--- START OF INPUT FOR THIS TASK ---
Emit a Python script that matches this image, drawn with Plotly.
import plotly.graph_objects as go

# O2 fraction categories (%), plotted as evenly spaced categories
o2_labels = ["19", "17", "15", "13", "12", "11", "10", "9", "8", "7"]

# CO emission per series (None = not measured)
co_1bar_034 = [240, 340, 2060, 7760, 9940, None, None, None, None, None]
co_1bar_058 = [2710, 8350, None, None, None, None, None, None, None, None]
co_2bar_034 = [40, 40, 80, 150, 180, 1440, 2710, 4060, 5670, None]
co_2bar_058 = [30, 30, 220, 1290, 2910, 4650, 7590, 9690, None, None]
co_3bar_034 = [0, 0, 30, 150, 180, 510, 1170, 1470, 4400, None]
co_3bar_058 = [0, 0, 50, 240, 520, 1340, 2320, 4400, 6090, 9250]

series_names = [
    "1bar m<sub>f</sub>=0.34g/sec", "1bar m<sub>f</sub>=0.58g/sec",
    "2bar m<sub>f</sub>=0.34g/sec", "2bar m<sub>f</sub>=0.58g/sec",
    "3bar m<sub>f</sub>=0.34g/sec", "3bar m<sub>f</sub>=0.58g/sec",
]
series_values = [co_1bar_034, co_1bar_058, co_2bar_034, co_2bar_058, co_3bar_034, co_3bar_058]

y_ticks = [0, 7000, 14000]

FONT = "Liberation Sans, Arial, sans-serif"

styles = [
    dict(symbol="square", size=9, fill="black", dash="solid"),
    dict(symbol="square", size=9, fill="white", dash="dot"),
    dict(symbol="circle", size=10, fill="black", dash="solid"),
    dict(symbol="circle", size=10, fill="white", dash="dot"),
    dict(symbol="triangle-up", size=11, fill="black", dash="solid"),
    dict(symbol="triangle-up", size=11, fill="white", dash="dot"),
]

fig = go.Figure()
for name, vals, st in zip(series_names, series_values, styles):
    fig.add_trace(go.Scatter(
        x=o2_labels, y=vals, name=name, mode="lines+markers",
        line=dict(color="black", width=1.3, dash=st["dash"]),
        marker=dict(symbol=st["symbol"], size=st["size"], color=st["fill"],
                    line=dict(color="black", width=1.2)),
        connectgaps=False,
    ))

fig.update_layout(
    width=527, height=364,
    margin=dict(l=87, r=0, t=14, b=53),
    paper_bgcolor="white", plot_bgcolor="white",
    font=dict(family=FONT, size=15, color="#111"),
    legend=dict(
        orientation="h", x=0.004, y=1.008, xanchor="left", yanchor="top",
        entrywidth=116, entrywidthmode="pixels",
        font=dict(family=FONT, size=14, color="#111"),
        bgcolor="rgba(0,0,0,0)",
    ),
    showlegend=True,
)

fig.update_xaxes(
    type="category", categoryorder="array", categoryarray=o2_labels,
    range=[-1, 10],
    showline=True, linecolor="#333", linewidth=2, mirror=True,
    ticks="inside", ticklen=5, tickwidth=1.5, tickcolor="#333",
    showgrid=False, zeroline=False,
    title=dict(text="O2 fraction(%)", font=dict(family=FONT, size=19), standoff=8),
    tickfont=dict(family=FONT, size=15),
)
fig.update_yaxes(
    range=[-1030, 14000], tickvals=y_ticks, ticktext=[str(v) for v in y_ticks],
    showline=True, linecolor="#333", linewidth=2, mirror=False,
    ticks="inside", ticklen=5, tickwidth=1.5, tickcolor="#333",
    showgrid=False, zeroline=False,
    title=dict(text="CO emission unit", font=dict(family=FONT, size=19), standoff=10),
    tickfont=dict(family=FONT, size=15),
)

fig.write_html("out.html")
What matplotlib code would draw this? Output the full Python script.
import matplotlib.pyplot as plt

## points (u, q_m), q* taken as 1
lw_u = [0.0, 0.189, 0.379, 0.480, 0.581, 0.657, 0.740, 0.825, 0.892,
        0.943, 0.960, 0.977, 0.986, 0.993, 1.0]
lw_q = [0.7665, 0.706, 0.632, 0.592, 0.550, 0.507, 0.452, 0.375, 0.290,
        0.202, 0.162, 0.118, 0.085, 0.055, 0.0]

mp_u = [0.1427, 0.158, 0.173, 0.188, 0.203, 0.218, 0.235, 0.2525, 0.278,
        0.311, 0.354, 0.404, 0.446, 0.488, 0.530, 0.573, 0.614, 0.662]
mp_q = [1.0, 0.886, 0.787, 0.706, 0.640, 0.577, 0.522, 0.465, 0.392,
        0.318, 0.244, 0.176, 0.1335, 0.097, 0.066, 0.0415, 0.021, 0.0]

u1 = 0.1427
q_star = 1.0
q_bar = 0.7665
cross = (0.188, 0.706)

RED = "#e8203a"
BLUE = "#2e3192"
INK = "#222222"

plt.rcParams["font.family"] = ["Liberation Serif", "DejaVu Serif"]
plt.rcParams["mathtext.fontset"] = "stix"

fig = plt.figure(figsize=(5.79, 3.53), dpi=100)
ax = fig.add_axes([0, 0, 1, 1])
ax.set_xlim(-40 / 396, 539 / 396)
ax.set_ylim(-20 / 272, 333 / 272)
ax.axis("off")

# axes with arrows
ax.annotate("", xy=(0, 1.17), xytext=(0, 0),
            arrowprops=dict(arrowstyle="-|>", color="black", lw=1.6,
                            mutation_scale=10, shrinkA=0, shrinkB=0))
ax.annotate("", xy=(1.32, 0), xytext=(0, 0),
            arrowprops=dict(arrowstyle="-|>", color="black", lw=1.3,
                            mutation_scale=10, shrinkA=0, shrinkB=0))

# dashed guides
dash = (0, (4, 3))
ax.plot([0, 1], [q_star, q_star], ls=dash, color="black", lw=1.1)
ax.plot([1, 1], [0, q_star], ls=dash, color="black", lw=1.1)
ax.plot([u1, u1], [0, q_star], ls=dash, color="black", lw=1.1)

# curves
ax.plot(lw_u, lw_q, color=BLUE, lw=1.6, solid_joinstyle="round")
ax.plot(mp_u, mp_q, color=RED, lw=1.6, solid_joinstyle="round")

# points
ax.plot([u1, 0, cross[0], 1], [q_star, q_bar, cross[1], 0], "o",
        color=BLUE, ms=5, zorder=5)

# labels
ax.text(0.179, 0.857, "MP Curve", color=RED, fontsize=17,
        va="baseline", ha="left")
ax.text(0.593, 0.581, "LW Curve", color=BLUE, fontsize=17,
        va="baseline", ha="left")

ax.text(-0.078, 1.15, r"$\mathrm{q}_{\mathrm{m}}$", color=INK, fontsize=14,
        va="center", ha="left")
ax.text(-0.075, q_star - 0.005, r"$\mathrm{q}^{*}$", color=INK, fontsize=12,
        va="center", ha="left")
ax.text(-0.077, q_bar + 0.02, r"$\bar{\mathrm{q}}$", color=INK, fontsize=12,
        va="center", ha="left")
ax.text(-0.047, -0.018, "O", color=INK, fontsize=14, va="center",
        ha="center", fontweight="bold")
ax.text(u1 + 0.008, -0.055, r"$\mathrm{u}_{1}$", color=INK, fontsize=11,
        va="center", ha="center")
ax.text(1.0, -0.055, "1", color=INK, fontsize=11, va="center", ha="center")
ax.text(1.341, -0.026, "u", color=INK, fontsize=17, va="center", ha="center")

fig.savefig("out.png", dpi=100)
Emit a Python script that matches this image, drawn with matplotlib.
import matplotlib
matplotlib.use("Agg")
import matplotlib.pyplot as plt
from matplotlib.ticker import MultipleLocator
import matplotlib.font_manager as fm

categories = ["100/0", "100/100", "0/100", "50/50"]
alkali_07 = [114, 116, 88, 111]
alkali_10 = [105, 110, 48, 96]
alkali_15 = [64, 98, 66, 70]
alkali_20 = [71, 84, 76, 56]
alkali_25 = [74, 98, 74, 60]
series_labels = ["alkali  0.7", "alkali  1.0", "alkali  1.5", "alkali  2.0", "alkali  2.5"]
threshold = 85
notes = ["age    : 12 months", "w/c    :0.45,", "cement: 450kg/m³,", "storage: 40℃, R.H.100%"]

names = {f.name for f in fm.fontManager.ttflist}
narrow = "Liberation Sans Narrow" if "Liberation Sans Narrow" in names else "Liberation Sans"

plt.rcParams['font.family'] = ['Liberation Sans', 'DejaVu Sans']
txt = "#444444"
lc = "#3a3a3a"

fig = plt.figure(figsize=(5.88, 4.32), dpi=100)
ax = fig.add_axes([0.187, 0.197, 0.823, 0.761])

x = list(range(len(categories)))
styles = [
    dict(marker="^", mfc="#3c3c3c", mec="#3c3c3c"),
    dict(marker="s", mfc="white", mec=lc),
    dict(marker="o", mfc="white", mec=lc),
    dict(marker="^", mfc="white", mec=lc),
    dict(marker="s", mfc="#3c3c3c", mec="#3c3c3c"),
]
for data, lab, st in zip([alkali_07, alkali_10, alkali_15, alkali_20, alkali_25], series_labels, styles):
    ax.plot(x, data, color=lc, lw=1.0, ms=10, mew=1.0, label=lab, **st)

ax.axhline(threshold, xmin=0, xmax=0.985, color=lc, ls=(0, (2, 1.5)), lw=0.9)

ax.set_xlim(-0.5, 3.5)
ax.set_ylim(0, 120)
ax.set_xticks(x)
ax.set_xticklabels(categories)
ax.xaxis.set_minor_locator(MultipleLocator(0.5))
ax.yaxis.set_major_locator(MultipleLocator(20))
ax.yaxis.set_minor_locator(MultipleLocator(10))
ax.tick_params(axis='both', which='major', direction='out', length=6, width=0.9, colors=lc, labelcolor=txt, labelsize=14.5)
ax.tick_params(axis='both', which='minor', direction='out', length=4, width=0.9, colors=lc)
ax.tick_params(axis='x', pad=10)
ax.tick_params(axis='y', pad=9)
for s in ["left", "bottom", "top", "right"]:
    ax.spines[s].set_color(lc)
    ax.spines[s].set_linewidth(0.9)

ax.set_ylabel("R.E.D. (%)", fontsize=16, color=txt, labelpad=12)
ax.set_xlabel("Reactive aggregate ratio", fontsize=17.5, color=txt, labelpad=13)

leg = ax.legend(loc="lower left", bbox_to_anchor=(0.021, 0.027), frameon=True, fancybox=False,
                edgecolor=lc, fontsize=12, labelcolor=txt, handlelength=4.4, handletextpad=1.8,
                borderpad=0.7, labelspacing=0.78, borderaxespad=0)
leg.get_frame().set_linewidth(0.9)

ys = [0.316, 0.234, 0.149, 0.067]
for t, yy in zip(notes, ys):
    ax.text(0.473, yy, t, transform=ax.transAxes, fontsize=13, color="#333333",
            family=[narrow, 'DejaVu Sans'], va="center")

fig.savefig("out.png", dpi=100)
--- END OF INPUT FOR THIS TASK ---
--- START OF INPUT FOR THIS TASK ---
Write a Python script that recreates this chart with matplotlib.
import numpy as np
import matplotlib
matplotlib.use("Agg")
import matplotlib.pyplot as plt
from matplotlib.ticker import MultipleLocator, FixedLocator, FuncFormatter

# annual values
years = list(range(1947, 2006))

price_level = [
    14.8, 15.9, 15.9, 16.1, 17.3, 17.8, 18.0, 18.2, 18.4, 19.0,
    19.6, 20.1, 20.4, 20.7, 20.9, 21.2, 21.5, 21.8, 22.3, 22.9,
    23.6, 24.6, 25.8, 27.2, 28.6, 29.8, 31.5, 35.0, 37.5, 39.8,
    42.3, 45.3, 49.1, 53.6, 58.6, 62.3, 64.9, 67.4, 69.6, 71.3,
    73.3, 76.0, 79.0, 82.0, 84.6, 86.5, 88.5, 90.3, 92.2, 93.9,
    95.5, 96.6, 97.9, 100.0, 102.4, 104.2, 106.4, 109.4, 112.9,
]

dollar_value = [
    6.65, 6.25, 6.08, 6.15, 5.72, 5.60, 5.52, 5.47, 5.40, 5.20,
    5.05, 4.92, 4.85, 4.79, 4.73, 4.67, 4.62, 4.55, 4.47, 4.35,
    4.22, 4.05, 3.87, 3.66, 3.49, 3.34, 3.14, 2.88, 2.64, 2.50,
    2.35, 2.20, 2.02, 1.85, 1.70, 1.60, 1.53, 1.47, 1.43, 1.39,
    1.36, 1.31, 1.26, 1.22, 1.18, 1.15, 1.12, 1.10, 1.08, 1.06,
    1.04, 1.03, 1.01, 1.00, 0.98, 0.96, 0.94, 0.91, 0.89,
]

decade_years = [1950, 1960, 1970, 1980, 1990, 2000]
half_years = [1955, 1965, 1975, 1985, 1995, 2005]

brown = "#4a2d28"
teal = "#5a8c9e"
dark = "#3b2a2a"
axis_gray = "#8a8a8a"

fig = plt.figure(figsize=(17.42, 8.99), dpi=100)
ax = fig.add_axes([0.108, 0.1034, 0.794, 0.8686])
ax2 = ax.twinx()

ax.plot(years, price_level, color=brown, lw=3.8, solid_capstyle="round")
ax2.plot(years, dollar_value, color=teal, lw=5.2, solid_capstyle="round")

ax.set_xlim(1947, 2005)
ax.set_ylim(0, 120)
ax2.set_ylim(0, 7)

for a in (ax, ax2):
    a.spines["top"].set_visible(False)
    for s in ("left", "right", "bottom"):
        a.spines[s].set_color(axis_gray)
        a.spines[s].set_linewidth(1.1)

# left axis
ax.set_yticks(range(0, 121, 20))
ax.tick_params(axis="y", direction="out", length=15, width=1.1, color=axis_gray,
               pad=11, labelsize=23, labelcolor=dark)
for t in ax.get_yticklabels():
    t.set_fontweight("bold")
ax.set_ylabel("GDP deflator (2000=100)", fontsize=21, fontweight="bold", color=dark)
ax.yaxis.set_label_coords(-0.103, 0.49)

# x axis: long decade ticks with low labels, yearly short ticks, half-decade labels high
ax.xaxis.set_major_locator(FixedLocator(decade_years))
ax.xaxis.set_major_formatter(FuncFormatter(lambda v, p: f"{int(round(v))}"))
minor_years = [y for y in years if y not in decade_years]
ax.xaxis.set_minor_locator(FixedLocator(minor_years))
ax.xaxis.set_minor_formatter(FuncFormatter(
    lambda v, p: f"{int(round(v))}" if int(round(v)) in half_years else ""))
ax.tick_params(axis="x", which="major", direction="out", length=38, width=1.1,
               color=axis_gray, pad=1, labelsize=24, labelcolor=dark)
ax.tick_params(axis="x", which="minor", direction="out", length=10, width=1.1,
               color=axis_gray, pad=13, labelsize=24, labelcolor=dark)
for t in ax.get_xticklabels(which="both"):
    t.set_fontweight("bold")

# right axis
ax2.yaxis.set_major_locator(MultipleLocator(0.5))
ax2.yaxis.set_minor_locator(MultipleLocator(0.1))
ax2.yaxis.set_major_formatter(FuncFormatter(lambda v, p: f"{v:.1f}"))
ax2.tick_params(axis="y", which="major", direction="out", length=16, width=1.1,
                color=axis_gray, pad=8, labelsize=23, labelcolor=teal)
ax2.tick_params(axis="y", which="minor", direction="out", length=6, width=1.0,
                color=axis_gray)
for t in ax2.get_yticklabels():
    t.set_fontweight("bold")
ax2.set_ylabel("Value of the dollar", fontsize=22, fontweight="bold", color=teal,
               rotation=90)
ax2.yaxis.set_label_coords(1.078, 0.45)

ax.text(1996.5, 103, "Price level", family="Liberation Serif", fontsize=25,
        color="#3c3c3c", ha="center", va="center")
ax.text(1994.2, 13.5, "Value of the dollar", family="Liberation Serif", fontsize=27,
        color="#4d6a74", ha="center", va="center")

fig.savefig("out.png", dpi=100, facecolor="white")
--- END OF INPUT FOR THIS TASK ---
**PROMPT:**
Out of the data above, set down the lines from the one with "Write a Python" to the one with "years = list(range(1947, 2006))", both included, exactly as written and with no additions.

**FINISHED EXERCISE:**
Write a Python script that recreates this chart with matplotlib.
import numpy as np
import matplotlib
matplotlib.use("Agg")
import matplotlib.pyplot as plt
from matplotlib.ticker import MultipleLocator, FixedLocator, FuncFormatter

# annual values
years = list(range(1947, 2006))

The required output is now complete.